A recently published study suggests it may be possible to predict from a boy’s behavior in Kindergarten how he will turn out thirty years later.

Researchers from Canada assessed the behavior of boys from lower socio-economic neighborhoods in Montreal on several dimensions, including their hyperactivity, opposition, aggression, inattention, and prosocial behavior. Tax records were obtained from the government to determine if there was any relationship between a youngster’s behavior at ages five or six and their financial earnings thirty years later.

After controlling for the child’s IQ and family adversity, the scientists discovered a major connection. Boys who had problems with inattention at a young age had a significantly lower income thirty years later. Inattention was defined by the researchers as “poor concentration, distracted, head in the clouds and lack of persistence.” 

While inattention was associated with lower earnings, prosocial behavior was connected with significantly higher earnings. Examples of such behaviors included “…tries to stop quarrels or disputes, will invite bystanders to join in a game, and will try to help someone who has been hurt.”

What was just as interesting was the lack of any correlation on three other factors. Boys’ issues with hyperactivity, opposition, and physical aggression were not associated with later financial success”.

This research reinforces what is well known by child development experts.

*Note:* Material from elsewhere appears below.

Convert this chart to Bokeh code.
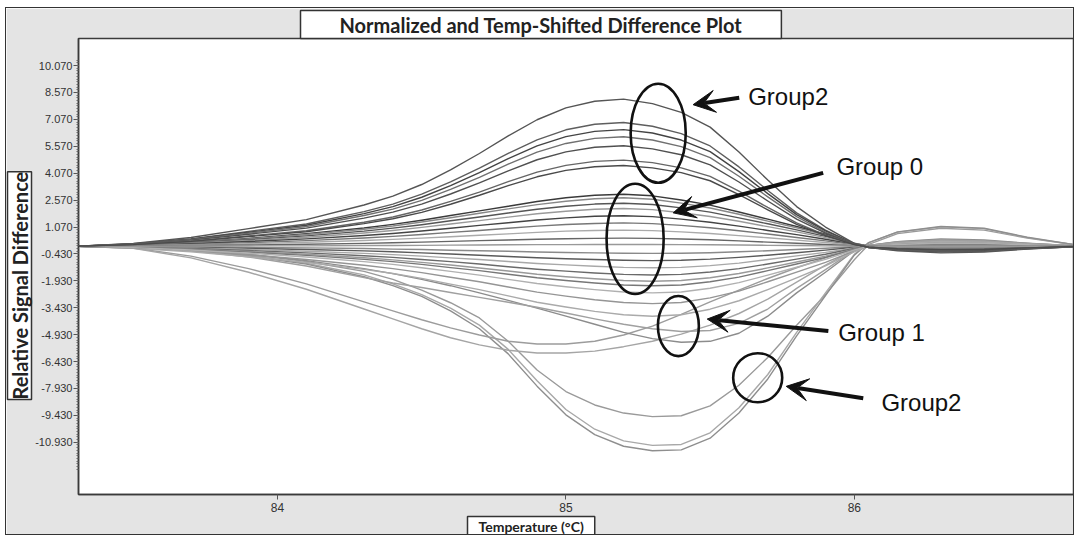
import numpy as np
from bokeh.plotting import figure
from bokeh.models import FixedTicker, PrintfTickFormatter, Label, Arrow, VeeHead, Range1d, Title
from bokeh.embed import file_html
from bokeh.resources import INLINE

# Temperature grid (°C) shared by every difference curve
TEMPS = [83.3, 83.5, 83.7, 83.9, 84.1, 84.3, 84.4, 84.5, 84.6, 84.7, 84.8, 84.9, 85.0, 85.1,
         85.2, 85.3, 85.4, 85.5, 85.6, 85.7, 85.8, 85.9, 86.0, 86.05, 86.15, 86.3, 86.45, 86.6, 86.8]

# Upper Group2 curves (largest positive differences)
GROUP2_UPPER = [
    [0, .16, .49, .98, 1.48, 2.3, 2.79, 3.44, 4.26, 5.17, 6.15, 7.05, 7.71, 8.08, 8.2, 7.95, 7.46, 6.64, 5.25, 3.69, 2.21, 1.07, .16, -.08, -.25, -.37, -.33, -.16, 0],
    [0, .14, .41, .83, 1.24, 1.93, 2.35, 2.9, 3.59, 4.35, 5.18, 5.93, 6.49, 6.8, 6.9, 6.69, 6.28, 5.59, 4.42, 3.11, 1.86, .9, .14, -.07, -.21, -.31, -.28, -.14, 0],
    [0, .13, .39, .78, 1.17, 1.82, 2.21, 2.73, 3.38, 4.1, 4.88, 5.59, 6.11, 6.4, 6.5, 6.31, 5.92, 5.27, 4.16, 2.93, 1.76, .85, .13, -.07, -.2, -.29, -.26, -.13, 0],
    [0, .12, .37, .73, 1.1, 1.71, 2.07, 2.56, 3.17, 3.84, 4.58, 5.25, 5.73, 6.01, 6.1, 5.92, 5.55, 4.94, 3.9, 2.75, 1.65, .79, .12, -.06, -.18, -.27, -.24, -.12, 0],
    [0, .11, .34, .67, 1.01, 1.57, 1.9, 2.35, 2.91, 3.53, 4.2, 4.82, 5.26, 5.52, 5.6, 5.43, 5.1, 4.54, 3.58, 2.52, 1.51, .73, .11, -.06, -.17, -.25, -.22, -.11, 0],
    [0, .1, .29, .58, .86, 1.34, 1.63, 2.02, 2.5, 3.02, 3.6, 4.13, 4.51, 4.73, 4.8, 4.66, 4.37, 3.89, 3.07, 2.16, 1.3, .62, .1, -.05, -.14, -.22, -.19, -.1, 0],
    [0, .09, .27, .54, .81, 1.26, 1.53, 1.89, 2.34, 2.84, 3.38, 3.87, 4.23, 4.43, 4.5, 4.37, 4.1, 3.65, 2.88, 2.03, 1.22, .59, .09, -.05, -.14, -.2, -.18, -.09, 0],
]

# Group 0 curves above the baseline
GROUP0_POS = [
    [0, .09, .23, .44, .7, 1.02, 1.22, 1.45, 1.71, 1.97, 2.23, 2.49, 2.7, 2.84, 2.9, 2.81, 2.58, 2.29, 1.91, 1.51, 1.1, .67, .17, 0, -.09, -.15, -.13, -.06, 0],
    [0, .08, .22, .41, .65, .95, 1.13, 1.35, 1.59, 1.84, 2.08, 2.32, 2.51, 2.65, 2.7, 2.62, 2.4, 2.13, 1.78, 1.4, 1.03, .62, .16, 0, -.08, -.14, -.12, -.05, 0],
    [0, .07, .19, .36, .58, .84, 1.01, 1.2, 1.42, 1.63, 1.85, 2.06, 2.23, 2.35, 2.4, 2.33, 2.14, 1.9, 1.58, 1.25, .91, .55, .14, 0, -.07, -.12, -.11, -.05, 0],
    [0, .06, .17, .32, .5, .74, .88, 1.05, 1.24, 1.43, 1.62, 1.81, 1.95, 2.06, 2.1, 2.04, 1.87, 1.66, 1.39, 1.09, .8, .48, .13, 0, -.06, -.1, -.09, -.04, 0],
    [0, .05, .14, .26, .41, .6, .71, .85, 1.0, 1.16, 1.31, 1.46, 1.58, 1.67, 1.7, 1.65, 1.51, 1.34, 1.12, .88, .65, .39, .1, 0, -.05, -.08, -.08, -.03, 0],
    [0, .04, .1, .2, .31, .46, .55, .65, .77, .88, 1.0, 1.12, 1.21, 1.27, 1.3, 1.26, 1.16, 1.03, .86, .68, .49, .3, .08, 0, -.04, -.06, -.06, -.03, 0],
    [0, .03, .07, .14, .22, .32, .38, .45, .53, .61, .69, .77, .84, .88, .9, .87, .8, .71, .59, .47, .34, .21, .05, 0, -.03, -.05, -.04, -.02, 0],
    [0, .01, .04, .07, .11, .16, .19, .23, .27, .31, .35, .39, .42, .44, .45, .44, .4, .36, .3, .23, .17, .1, .03, 0, -.01, -.02, -.02, -.01, 0],
    [0, 0, .01, .02, .02, .04, .04, .05, .06, .07, .08, .09, .09, .1, .1, .1, .09, .08, .07, .05, .04, .02, .01, 0, 0, 0, 0, 0, 0],
]

# Group 0 curves below the baseline
GROUP0_NEG = [
    [0, -.01, -.03, -.06, -.09, -.13, -.16, -.18, -.22, -.25, -.28, -.32, -.35, -.37, -.39, -.4, -.39, -.36, -.31, -.25, -.18, -.11, -.03, 0, .02, .03, .02, .01, 0],
    [0, -.02, -.06, -.12, -.18, -.26, -.31, -.37, -.43, -.5, -.57, -.64, -.7, -.74, -.78, -.8, -.78, -.72, -.62, -.5, -.36, -.22, -.06, 0, .03, .06, .05, .02, 0],
    [0, -.04, -.1, -.18, -.28, -.4, -.47, -.55, -.65, -.74, -.85, -.96, -1.04, -1.12, -1.18, -1.2, -1.18, -1.08, -.94, -.74, -.54, -.34, -.1, 0, .05, .08, .07, .04, 0],
    [0, -.05, -.13, -.24, -.37, -.53, -.62, -.74, -.86, -.99, -1.14, -1.28, -1.39, -1.49, -1.57, -1.6, -1.57, -1.44, -1.25, -.99, -.72, -.45, -.13, 0, .06, .11, .1, .05, 0],
    [0, -.06, -.16, -.29, -.45, -.64, -.76, -.9, -1.05, -1.21, -1.38, -1.56, -1.7, -1.81, -1.91, -1.95, -1.91, -1.76, -1.52, -1.21, -.88, -.55, -.16, 0, .08, .14, .12, .06, 0],
    [0, -.07, -.18, -.33, -.51, -.73, -.86, -1.01, -1.19, -1.36, -1.56, -1.76, -1.91, -2.05, -2.16, -2.2, -2.16, -1.98, -1.72, -1.36, -.99, -.62, -.18, 0, .09, .15, .13, .07, 0],
    [0, -.08, -.21, -.39, -.6, -.86, -1.01, -1.2, -1.4, -1.61, -1.85, -2.08, -2.26, -2.42, -2.55, -2.6, -2.55, -2.34, -2.03, -1.61, -1.17, -.73, -.21, 0, .1, .18, .16, .08, 0],
]

# Group 1 curves (moderate negative differences)
GROUP1 = [
    [0, -.1, -.55, -1.25, -2.1, -3.1, -3.6, -4.1, -4.55, -4.95, -5.3, -5.45, -5.45, -5.3, -4.95, -4.45, -3.8, -3.1, -2.45, -1.8, -1.2, -.65, -.12, .05, .2, .3, .26, .12, 0],
    [0, -.12, -.65, -1.45, -2.4, -3.5, -4.05, -4.6, -5.1, -5.5, -5.8, -5.95, -5.95, -5.85, -5.6, -5.3, -4.9, -4.4, -3.75, -2.95, -2.0, -1.05, -.2, .05, .25, .36, .31, .15, 0],
    [0, -.05, -.2, -.45, -.8, -1.25, -1.53, -1.85, -2.2, -2.6, -3.02, -3.45, -3.9, -4.35, -4.8, -5.15, -5.35, -5.3, -4.85, -3.9, -2.6, -1.45, -.25, .05, .25, .4, .35, .17, 0],
    [0, -.05, -.25, -.6, -1.1, -1.75, -2.05, -2.3, -2.58, -2.85, -3.12, -3.4, -3.72, -4.05, -4.35, -4.6, -4.75, -4.7, -4.3, -3.5, -2.35, -1.3, -.22, .05, .22, .35, .3, .15, 0],
    [0, -.1, -.26, -.48, -.74, -1.06, -1.25, -1.47, -1.73, -1.98, -2.27, -2.56, -2.78, -2.98, -3.14, -3.2, -3.14, -2.88, -2.5, -1.98, -1.44, -.9, -.26, 0, .13, .22, .19, .1, 0],
    [0, -.12, -.31, -.59, -.9, -1.29, -1.52, -1.79, -2.11, -2.42, -2.77, -3.12, -3.39, -3.63, -3.82, -3.9, -3.82, -3.51, -3.04, -2.42, -1.76, -1.09, -.31, 0, .16, .27, .23, .12, 0],
]

# Lower Group2 curves (largest negative differences)
GROUP2_LOWER = [
    [0, -.05, -.2, -.45, -.85, -1.4, -1.85, -2.45, -3.15, -4.0, -5.3, -6.9, -8.1, -8.85, -9.3, -9.5, -9.45, -8.9, -7.75, -6.2, -4.4, -2.7, -.75, .1, .7, 1.0, .9, .45, 0],
    [0, -.05, -.25, -.5, -.95, -1.6, -2.1, -2.7, -3.45, -4.4, -5.75, -7.5, -9.1, -10.2, -10.85, -11.1, -11.05, -10.4, -9.0, -7.15, -4.8, -2.6, -.45, .2, .78, 1.08, .98, .48, 0],
    [0, -.05, -.25, -.55, -1.0, -1.7, -2.2, -2.8, -3.6, -4.6, -6.0, -7.8, -9.4, -10.5, -11.15, -11.4, -11.35, -10.7, -9.3, -7.4, -5.0, -2.75, -.5, .2, .8, 1.1, 1.0, .5, 0],
]

Y_TICKS = [-10.93, -9.43, -7.93, -6.43, -4.93, -3.43, -1.93, -0.43,
           1.07, 2.57, 4.07, 5.57, 7.07, 8.57, 10.07]
X_TICKS = [84, 85, 86]

TITLE = "Normalized and Temp-Shifted Difference Plot"
X_LABEL = "Temperature (°C)"
Y_LABEL = "Relative Signal Difference"

p = figure(width=1069, height=528, output_backend="svg", toolbar_location=None,
           x_range=Range1d(83.31, 86.76), y_range=Range1d(-13.84, 11.58),
           min_border_left=72, min_border_right=2, min_border_top=30, min_border_bottom=42,
           border_fill_color="#e4e4e4", background_fill_color="white",
           outline_line_color="#3a3a3a", outline_line_width=1.5)
p.margin = (7, 0, 0, 5)
p.styles = {"border": "1px solid #333333"}
p.grid.visible = False

# light curves first, darker ones on top
group_styles = [
    (GROUP2_LOWER, ["#9a9a9a", "#a8a8a8", "#8e8e8e"]),
    (GROUP1, ["#9c9c9c", "#a5a5a5", "#8c8c8c", "#a0a0a0", "#959595", "#aaaaaa"]),
    (GROUP0_NEG, ["#8a8a8a", "#5a5a5a", "#a8a8a8", "#6a6a6a", "#999999", "#777777", "#b0b0b0"]),
    (GROUP0_POS, ["#3a3a3a", "#888888", "#555555", "#9a9a9a", "#444444", "#777777", "#aaaaaa", "#666666", "#999999"]),
    (GROUP2_UPPER, ["#555555", "#5e5e5e", "#444444", "#707070", "#505050", "#666666", "#4a4a4a"]),
]
for curves, colors in group_styles:
    for ys, c in zip(curves, colors):
        p.line(TEMPS, ys, line_color=c, line_width=1.4, line_join="round")

# axes
p.yaxis.ticker = FixedTicker(ticks=Y_TICKS,
                             minor_ticks=list(np.round(np.arange(-12.43, 10.4, 0.15), 3)))
p.yaxis.formatter = PrintfTickFormatter(format="%.3f")
p.xaxis.ticker = FixedTicker(ticks=X_TICKS, minor_ticks=[])
for ax in (p.xaxis, p.yaxis):
    ax.axis_line_color = "#3a3a3a"
    ax.axis_line_width = 1.5
    ax.major_tick_line_color = "#555555"
    ax.major_tick_out = 5
    ax.major_tick_in = 0
    ax.major_label_text_font = "Liberation Sans"
    ax.major_label_text_color = "#333333"
p.yaxis.major_label_text_font_size = "11px"
p.xaxis.major_label_text_font_size = "12px"
p.yaxis.minor_tick_line_color = "#666666"
p.yaxis.minor_tick_out = 2
p.yaxis.minor_tick_in = 0
p.yaxis.major_label_standoff = 1
p.xaxis.major_label_standoff = 3

# boxed title and axis labels
box_kw = dict(background_fill_color="white", border_line_color="#333333", border_line_width=1.5,
              text_font="Lato", text_font_style="bold", text_color="#222222",
              align="left", standoff=0)
p.title = Title(text=TITLE, text_font_size="20px", offset=222, vertical_align="bottom",
                padding=dict(left=39, right=39, top=2, bottom=2), **box_kw)
p.add_layout(Title(text=Y_LABEL, text_font_size="20px", offset=95, vertical_align="middle",
                   text_line_height=1.0,
                   padding=dict(left=0, right=0, top=0, bottom=0), **box_kw), "left")
p.add_layout(Title(text=X_LABEL, text_font_size="14px", offset=389, vertical_align="bottom",
                   padding=dict(left=11, right=11, top=1, bottom=1), **box_kw), "below")

# group highlights
ELLIPSES = [(85.32, 6.30, 0.191, 5.53), (85.24, 0.41, 0.198, 6.15),
            (85.39, -4.45, 0.142, 3.35), (85.665, -7.33, 0.170, 2.74)]
for ex, ey, ew, eh in ELLIPSES:
    p.ellipse(x=ex, y=ey, width=ew, height=eh, fill_color=None,
              line_color="#111111", line_width=2.6)

ARROWS = [(85.601, 8.28, 85.441, 7.89), (85.892, 4.09, 85.372, 1.86),
          (85.910, -4.73, 85.490, -4.06), (86.031, -8.48, 85.764, -7.81)]
for xs, ys, xe, ye in ARROWS:
    p.add_layout(Arrow(x_start=xs, y_start=ys, x_end=xe, y_end=ye, line_width=4,
                       line_color="#111111",
                       end=VeeHead(size=22, fill_color="#111111", line_color="#111111")))

GROUP_TEXT = [("Group2", 85.632, 8.34), ("Group 0", 85.938, 4.43),
              ("Group 1", 85.944, -4.79), ("Group2", 86.094, -8.70)]
for t, tx, ty in GROUP_TEXT:
    p.add_layout(Label(x=tx, y=ty, text=t, text_font="Liberation Sans",
                       text_font_size="24px", text_color="#111111",
                       text_align="left", text_baseline="middle"))

open("out.html", "w").write(file_html(p, INLINE))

It’s a mistake to dismiss early childhood problems as “just a phase.” Persistent problems early in school can resonate throughout adulthood.

The two factors that predicted later success can be influenced by teachers and parents. It’s no surprise that prosocial behaviors were correlated with later success. People like being around others who are helpful, considerate, kind and cooperative. Parents can reinforce these traits by having their young child complete chores, assist younger siblings, share toys, and do things for others. Developing a family routine whereby a child is involved in donating toys or helping those less fortunate has positive effects for both the giver and receiver.

I was intrigued by the scientist’s definition of inattention as including “lack of persistence.”  Some of the most successful people I know have experienced significant failures in their lives. What contributes to their success is their persistence when confronted with disappointments. Parents can reinforce that trait in young children by praising effort, not just results. Persistence is developed when kids don’t whine about adversity, but look for other ways to achieve their goals.

This means that parents have to tolerate the times when their kids feel uneasy, uncomfortable, and frustrated. The goal is to help children accept and learn from those feelings, not prevent them from occurring.